DATA LINES:
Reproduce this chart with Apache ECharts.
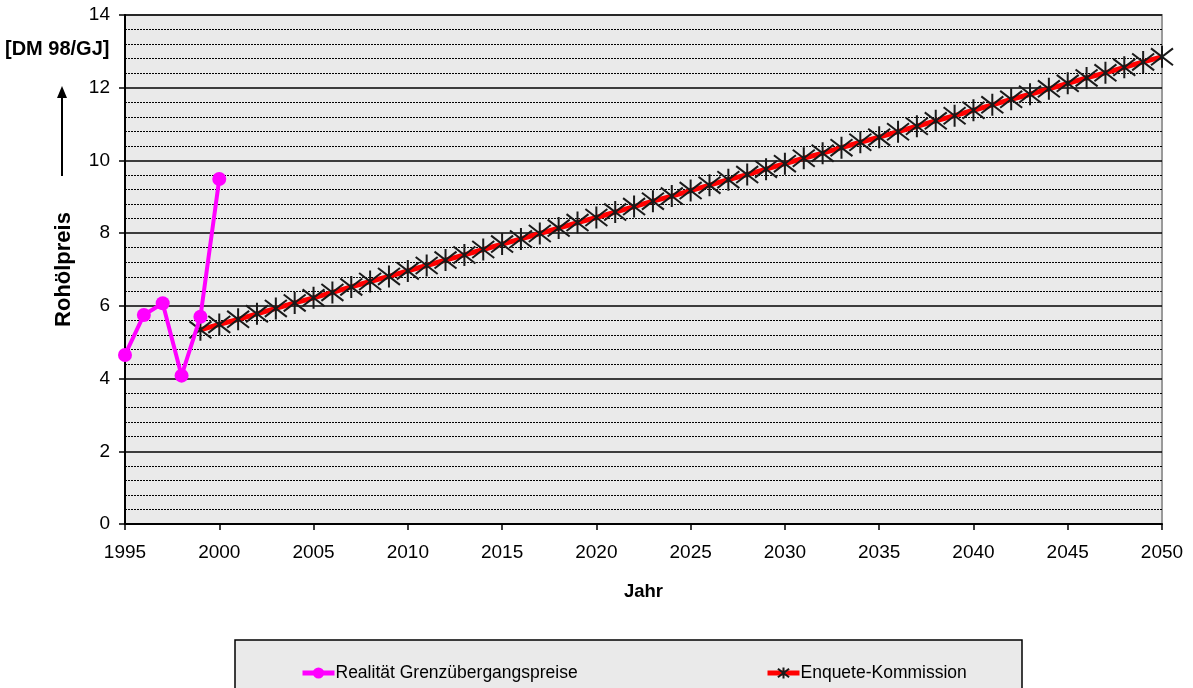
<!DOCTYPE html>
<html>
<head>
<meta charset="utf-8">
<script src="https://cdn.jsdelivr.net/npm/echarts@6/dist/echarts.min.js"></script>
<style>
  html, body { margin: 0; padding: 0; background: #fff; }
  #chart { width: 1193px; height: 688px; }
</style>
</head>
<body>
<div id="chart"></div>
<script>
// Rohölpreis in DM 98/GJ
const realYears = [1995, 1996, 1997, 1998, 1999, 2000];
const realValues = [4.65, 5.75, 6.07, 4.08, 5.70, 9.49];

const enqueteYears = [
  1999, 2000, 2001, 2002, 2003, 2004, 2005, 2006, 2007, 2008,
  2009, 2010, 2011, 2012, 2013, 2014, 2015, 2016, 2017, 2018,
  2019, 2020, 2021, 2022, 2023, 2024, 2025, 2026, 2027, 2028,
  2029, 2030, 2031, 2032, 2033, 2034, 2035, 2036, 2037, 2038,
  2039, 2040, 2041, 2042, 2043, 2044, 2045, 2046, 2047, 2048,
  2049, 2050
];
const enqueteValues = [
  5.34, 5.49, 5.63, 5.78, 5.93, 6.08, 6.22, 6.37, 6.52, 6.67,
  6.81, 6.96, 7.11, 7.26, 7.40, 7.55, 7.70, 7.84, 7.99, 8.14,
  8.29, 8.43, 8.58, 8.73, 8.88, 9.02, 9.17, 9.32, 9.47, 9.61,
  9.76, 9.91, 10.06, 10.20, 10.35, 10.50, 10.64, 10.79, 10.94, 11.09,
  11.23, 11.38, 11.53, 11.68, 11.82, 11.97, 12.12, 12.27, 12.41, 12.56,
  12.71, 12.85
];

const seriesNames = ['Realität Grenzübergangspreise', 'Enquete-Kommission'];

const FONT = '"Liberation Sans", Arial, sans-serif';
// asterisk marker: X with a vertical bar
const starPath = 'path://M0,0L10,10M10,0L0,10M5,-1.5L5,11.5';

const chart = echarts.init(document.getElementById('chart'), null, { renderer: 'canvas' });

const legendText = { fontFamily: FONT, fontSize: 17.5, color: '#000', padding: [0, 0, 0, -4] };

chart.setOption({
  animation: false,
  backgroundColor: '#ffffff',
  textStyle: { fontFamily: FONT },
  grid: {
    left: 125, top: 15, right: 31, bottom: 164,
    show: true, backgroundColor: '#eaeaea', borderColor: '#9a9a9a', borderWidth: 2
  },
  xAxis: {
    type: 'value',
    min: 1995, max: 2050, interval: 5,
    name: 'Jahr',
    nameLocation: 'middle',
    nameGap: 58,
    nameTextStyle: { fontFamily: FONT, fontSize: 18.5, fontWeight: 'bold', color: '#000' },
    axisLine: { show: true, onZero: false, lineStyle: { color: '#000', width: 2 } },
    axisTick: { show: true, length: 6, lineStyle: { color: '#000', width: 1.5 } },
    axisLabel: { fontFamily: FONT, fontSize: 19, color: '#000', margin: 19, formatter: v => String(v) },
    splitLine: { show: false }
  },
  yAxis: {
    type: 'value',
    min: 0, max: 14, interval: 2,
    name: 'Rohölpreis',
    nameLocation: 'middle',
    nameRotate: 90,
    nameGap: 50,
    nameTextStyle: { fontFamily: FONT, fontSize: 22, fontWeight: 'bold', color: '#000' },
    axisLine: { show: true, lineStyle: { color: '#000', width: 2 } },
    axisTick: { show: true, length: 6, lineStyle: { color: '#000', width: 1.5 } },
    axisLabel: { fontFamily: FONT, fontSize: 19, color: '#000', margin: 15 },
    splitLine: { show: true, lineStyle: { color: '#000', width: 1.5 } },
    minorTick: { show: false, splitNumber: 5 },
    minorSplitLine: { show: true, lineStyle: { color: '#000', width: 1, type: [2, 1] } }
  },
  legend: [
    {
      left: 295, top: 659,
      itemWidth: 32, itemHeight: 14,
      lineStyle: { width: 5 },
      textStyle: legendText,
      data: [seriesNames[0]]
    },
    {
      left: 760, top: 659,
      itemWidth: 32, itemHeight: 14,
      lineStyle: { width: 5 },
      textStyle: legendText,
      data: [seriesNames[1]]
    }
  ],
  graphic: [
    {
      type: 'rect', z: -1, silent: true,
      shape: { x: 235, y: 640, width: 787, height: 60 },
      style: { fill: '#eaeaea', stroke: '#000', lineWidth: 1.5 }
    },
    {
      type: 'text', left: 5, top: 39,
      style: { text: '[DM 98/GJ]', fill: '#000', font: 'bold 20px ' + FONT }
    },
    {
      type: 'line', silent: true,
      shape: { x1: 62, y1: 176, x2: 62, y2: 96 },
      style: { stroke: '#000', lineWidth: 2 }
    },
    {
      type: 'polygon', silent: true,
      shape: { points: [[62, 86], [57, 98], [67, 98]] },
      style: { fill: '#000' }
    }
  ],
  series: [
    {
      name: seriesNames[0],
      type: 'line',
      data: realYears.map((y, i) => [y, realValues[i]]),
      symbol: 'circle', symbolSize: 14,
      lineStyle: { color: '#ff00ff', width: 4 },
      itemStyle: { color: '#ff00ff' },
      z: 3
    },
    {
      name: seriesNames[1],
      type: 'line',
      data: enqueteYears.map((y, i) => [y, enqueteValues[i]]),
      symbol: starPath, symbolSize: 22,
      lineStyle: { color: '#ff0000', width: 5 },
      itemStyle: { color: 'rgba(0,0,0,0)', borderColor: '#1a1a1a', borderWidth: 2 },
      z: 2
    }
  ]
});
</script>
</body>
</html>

...

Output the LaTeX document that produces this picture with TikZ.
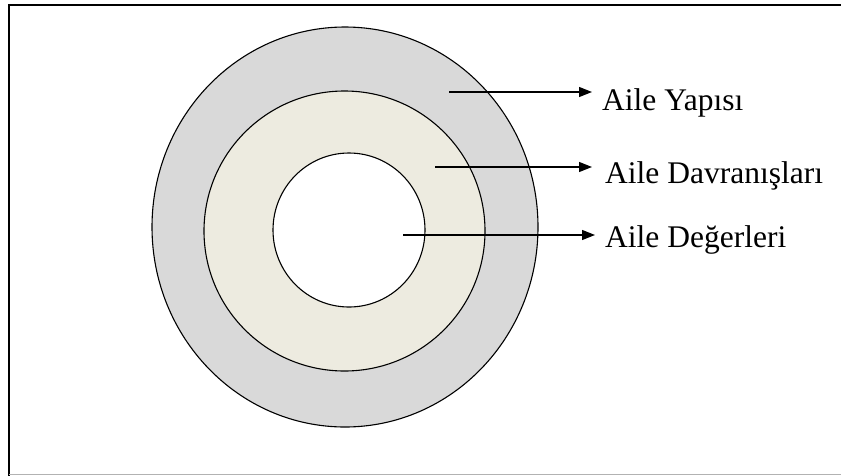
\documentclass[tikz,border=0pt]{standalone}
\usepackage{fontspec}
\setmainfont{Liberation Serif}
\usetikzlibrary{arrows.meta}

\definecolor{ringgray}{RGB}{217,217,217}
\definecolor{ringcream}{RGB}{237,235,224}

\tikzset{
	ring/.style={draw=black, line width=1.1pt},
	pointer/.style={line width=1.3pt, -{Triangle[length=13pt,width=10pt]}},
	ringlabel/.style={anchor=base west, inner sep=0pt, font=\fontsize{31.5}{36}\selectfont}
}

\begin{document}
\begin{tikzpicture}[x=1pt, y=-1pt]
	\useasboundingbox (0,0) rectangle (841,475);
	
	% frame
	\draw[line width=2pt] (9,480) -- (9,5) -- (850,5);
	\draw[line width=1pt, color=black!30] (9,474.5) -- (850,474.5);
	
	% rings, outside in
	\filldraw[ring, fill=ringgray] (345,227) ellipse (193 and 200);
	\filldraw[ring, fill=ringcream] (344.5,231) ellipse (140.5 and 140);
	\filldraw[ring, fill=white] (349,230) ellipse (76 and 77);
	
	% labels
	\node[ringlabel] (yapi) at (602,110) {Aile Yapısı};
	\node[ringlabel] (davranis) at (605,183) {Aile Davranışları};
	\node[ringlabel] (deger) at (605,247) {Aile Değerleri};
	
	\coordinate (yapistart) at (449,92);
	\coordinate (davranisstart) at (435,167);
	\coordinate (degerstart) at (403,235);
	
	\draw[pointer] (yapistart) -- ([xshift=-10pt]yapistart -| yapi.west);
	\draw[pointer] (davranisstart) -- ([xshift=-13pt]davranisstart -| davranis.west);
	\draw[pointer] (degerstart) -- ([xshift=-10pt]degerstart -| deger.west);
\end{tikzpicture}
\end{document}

==

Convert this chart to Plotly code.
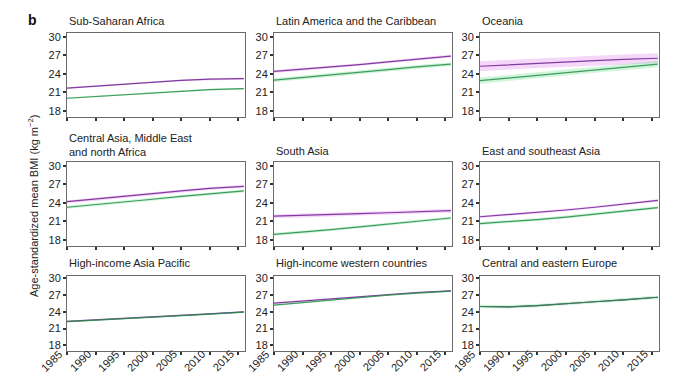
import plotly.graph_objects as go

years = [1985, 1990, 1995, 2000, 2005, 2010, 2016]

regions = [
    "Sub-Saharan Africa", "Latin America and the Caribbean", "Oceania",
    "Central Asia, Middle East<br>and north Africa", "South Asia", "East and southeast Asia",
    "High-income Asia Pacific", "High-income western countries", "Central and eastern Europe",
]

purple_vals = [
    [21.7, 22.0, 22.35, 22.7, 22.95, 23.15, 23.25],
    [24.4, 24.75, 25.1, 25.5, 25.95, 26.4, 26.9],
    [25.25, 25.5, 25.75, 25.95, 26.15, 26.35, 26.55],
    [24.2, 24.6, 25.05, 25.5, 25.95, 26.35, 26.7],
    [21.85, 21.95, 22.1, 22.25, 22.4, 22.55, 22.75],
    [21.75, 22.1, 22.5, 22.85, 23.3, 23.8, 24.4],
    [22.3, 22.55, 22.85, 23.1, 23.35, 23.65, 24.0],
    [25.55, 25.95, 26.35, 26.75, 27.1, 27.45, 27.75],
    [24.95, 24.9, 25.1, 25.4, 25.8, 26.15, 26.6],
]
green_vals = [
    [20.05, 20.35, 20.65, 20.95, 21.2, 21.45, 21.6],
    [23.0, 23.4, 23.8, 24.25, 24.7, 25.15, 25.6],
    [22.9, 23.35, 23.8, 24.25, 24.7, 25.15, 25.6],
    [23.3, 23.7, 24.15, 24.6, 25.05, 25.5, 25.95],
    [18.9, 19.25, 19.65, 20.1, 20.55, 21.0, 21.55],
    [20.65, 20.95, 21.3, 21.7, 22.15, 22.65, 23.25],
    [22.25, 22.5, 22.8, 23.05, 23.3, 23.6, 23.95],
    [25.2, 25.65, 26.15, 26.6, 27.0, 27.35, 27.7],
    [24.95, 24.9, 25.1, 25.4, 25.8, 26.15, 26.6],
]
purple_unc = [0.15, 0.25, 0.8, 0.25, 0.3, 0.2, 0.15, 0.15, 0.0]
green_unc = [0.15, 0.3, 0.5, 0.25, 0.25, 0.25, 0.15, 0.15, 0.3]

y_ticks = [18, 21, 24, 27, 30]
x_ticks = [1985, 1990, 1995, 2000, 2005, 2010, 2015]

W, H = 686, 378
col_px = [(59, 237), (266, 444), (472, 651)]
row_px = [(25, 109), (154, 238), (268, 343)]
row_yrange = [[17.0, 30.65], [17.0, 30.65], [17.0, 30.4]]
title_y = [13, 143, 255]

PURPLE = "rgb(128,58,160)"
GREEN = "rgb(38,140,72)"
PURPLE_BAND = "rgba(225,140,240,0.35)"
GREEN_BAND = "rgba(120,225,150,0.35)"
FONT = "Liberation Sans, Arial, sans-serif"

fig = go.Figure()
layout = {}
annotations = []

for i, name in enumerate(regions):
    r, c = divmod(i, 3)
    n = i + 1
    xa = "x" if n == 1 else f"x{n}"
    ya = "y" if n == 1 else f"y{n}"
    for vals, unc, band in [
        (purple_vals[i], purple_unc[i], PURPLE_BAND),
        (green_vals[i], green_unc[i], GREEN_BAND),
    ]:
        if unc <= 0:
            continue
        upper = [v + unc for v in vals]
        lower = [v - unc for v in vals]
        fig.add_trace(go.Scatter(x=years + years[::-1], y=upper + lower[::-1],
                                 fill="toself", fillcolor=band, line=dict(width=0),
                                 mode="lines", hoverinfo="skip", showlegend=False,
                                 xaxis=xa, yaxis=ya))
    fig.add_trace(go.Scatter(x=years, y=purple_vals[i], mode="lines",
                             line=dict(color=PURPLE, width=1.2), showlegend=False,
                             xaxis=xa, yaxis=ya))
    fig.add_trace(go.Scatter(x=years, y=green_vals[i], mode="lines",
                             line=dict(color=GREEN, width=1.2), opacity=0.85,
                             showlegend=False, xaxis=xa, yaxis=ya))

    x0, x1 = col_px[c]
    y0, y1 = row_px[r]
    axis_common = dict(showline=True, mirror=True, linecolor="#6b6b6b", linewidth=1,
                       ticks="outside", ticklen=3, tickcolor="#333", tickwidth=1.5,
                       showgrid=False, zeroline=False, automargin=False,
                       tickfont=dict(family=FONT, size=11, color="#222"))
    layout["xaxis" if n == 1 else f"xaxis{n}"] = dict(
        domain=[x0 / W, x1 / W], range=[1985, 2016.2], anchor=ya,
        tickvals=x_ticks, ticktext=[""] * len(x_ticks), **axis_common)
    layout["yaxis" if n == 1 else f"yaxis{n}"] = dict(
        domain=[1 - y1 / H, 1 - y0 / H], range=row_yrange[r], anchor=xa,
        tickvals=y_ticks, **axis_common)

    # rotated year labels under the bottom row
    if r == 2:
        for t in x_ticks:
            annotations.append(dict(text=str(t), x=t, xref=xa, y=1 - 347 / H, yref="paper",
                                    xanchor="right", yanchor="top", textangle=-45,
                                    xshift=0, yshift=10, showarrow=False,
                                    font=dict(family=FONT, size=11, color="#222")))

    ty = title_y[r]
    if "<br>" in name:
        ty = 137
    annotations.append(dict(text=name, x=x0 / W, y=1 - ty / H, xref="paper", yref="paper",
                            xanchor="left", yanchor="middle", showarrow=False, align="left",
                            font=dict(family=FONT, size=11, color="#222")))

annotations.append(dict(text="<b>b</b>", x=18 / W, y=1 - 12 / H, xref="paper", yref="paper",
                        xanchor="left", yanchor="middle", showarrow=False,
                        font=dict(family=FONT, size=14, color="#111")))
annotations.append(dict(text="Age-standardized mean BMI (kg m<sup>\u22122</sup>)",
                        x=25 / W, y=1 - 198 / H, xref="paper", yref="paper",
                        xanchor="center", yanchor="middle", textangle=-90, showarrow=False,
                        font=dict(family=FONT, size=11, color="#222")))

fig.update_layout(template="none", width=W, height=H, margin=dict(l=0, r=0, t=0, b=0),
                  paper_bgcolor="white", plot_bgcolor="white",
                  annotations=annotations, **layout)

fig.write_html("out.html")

TASK DETAILS:
Reproduce the lines above starting at the one with "Reproduce this chart with Apache ECharts." and ending at the one with "const realValues = [4.65, 5.75, 6.07, 4.08, 5.70, 9.49];", both included, exactly and with no pictures.

FINISHED ANSWER:
Reproduce this chart with Apache ECharts.
<!DOCTYPE html>
<html>
<head>
<meta charset="utf-8">
<script src="https://cdn.jsdelivr.net/npm/echarts@6/dist/echarts.min.js"></script>
<style>
  html, body { margin: 0; padding: 0; background: #fff; }
  #chart { width: 1193px; height: 688px; }
</style>
</head>
<body>
<div id="chart"></div>
<script>
// Rohölpreis in DM 98/GJ
const realYears = [1995, 1996, 1997, 1998, 1999, 2000];
const realValues = [4.65, 5.75, 6.07, 4.08, 5.70, 9.49];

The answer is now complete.